>> Start Provided information
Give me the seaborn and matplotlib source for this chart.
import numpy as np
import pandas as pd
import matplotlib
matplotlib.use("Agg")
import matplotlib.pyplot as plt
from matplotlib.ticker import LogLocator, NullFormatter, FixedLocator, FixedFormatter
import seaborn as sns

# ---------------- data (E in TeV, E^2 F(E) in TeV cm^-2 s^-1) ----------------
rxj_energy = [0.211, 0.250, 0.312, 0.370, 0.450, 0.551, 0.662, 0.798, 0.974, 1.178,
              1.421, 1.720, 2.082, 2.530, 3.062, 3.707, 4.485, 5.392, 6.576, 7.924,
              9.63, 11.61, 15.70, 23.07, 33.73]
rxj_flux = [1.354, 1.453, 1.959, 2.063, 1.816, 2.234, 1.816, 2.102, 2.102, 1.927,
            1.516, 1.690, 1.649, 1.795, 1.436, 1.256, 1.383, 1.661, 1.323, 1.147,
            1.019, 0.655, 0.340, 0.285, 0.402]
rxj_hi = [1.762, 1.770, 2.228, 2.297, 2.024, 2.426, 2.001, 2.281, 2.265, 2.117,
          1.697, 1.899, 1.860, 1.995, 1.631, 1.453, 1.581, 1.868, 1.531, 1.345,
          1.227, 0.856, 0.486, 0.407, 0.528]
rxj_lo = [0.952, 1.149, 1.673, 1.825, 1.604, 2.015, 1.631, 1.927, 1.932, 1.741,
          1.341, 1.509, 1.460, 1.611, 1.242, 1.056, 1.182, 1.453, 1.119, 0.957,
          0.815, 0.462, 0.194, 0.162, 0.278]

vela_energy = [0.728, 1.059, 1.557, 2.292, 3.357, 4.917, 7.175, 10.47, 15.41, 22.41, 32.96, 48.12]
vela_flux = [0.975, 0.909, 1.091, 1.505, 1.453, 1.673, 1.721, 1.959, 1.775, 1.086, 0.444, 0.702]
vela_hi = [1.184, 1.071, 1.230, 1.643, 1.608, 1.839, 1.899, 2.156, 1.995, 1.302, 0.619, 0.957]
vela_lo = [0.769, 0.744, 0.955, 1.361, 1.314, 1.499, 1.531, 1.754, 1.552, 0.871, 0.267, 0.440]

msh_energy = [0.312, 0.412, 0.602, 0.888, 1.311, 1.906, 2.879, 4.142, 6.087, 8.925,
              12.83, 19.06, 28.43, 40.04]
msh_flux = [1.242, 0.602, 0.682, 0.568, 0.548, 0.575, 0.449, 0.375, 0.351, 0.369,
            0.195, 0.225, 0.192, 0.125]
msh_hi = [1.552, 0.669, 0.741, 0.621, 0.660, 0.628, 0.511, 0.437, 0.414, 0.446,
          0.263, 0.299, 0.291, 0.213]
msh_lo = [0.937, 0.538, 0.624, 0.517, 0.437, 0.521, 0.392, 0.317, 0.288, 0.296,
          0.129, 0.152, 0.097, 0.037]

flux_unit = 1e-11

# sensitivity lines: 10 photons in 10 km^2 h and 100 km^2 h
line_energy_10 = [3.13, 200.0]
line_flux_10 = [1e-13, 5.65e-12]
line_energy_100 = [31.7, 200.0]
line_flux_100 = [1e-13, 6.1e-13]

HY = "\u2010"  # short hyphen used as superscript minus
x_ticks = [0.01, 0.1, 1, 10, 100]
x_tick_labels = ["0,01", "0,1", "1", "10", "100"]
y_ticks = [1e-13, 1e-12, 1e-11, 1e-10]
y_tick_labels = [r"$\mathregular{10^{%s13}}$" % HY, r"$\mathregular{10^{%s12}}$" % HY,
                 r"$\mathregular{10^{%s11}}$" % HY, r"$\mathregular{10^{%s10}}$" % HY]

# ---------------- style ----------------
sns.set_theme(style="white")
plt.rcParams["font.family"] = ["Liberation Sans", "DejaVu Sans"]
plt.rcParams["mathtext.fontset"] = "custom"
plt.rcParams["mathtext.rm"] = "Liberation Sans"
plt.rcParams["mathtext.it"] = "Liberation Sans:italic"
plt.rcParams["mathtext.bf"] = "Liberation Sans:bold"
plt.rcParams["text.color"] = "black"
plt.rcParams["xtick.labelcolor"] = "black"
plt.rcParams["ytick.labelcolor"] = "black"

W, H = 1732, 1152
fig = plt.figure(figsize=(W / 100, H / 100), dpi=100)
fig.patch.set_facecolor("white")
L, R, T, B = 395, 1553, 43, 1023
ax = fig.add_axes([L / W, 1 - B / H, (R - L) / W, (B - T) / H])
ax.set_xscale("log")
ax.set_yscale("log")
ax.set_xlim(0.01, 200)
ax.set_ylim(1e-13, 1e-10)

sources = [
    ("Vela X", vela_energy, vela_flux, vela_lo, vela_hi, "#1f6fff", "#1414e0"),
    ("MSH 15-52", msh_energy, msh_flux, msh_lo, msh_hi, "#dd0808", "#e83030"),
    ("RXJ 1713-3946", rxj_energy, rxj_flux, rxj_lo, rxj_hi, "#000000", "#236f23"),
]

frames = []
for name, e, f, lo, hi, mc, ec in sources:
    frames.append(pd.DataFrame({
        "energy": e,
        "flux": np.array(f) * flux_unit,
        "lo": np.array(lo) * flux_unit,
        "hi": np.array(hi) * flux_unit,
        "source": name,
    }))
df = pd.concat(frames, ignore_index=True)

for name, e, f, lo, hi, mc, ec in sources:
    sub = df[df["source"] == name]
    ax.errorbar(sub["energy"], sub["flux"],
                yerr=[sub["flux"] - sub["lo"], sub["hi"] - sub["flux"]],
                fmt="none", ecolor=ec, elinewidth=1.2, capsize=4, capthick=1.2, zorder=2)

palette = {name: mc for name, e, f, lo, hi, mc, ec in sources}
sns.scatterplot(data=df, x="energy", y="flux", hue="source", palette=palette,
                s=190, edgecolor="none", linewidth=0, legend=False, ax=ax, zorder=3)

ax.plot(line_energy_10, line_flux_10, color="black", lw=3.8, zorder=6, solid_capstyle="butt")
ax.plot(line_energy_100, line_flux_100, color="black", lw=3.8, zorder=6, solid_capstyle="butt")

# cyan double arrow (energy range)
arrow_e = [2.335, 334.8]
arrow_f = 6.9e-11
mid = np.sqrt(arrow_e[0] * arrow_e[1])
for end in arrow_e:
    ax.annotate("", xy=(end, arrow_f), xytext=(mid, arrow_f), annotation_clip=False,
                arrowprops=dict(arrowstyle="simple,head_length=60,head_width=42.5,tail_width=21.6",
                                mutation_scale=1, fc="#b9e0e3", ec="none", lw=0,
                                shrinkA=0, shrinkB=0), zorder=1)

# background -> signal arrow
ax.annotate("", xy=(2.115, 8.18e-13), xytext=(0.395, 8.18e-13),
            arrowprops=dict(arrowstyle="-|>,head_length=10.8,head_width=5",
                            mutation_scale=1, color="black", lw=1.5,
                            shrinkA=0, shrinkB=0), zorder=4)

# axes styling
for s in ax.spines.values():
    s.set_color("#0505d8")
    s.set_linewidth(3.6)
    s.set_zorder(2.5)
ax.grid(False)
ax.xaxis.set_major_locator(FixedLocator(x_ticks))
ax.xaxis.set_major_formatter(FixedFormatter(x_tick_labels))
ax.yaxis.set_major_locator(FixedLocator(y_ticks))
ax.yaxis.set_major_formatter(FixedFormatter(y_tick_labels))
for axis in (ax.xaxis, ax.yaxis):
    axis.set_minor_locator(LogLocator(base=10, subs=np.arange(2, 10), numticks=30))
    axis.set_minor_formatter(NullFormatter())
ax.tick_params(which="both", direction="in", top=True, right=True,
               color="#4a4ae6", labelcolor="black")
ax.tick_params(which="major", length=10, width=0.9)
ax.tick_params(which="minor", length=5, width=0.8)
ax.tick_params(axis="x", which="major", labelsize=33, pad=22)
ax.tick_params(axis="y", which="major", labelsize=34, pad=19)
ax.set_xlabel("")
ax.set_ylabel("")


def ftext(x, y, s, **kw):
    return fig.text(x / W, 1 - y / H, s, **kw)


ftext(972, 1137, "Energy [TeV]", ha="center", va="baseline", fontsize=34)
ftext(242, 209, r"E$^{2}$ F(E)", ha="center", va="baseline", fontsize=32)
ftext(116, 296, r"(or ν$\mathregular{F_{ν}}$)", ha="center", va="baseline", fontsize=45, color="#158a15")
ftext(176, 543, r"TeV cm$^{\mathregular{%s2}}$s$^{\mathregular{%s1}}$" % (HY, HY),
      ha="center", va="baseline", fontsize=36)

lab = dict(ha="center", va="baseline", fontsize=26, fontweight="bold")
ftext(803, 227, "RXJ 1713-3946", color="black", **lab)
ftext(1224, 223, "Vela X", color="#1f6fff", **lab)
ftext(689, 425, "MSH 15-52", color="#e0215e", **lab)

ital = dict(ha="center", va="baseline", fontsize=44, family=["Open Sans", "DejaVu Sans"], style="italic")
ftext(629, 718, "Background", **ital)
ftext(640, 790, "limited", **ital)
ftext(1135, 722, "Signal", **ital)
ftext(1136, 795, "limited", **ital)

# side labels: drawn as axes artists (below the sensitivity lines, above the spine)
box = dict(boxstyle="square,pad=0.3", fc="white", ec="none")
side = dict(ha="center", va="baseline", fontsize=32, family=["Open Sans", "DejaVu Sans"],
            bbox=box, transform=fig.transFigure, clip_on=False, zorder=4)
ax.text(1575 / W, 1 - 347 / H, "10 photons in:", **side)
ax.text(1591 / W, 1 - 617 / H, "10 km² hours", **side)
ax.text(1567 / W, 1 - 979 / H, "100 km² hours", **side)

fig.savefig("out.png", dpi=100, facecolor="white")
>> End Provided information
>> Start Provided information
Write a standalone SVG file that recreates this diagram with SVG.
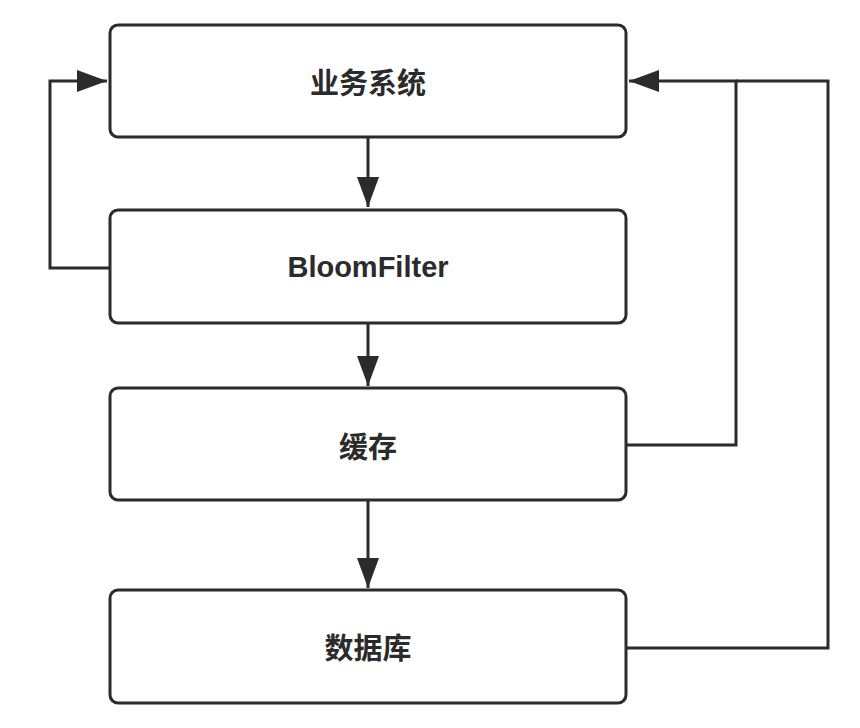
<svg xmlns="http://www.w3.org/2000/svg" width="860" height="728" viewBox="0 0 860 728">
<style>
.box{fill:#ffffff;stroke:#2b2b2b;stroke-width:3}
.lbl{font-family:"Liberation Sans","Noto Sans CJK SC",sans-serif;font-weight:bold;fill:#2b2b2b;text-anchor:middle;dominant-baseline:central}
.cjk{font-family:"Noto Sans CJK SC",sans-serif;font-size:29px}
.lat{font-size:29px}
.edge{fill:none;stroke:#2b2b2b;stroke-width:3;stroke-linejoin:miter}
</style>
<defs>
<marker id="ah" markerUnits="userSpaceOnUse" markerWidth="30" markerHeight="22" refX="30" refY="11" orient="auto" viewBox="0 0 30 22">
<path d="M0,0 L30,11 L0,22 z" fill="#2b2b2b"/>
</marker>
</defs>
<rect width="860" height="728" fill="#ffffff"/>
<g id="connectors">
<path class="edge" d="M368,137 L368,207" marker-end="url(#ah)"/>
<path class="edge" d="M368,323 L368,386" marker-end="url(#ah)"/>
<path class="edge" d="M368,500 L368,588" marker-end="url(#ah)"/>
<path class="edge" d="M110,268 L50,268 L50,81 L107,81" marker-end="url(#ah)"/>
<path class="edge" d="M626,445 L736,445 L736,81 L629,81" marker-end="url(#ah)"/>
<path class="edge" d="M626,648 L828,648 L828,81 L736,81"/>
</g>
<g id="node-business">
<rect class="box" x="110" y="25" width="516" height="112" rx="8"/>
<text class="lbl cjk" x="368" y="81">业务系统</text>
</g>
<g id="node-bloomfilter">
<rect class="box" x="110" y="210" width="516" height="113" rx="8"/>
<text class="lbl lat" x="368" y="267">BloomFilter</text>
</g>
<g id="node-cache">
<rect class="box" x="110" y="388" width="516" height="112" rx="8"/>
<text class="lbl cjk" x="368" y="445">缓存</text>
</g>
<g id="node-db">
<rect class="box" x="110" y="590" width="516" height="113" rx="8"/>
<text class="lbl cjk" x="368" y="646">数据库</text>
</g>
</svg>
>> End Provided information
▶ **Task**: Transcribe the lines beginning at the one that contains "Give me the" and ending at the one that contains "import seaborn as sns", with nothing added or left out.

▶ **Task result**:
Give me the seaborn and matplotlib source for this chart.
import numpy as np
import pandas as pd
import matplotlib
matplotlib.use("Agg")
import matplotlib.pyplot as plt
from matplotlib.ticker import LogLocator, NullFormatter, FixedLocator, FixedFormatter
import seaborn as sns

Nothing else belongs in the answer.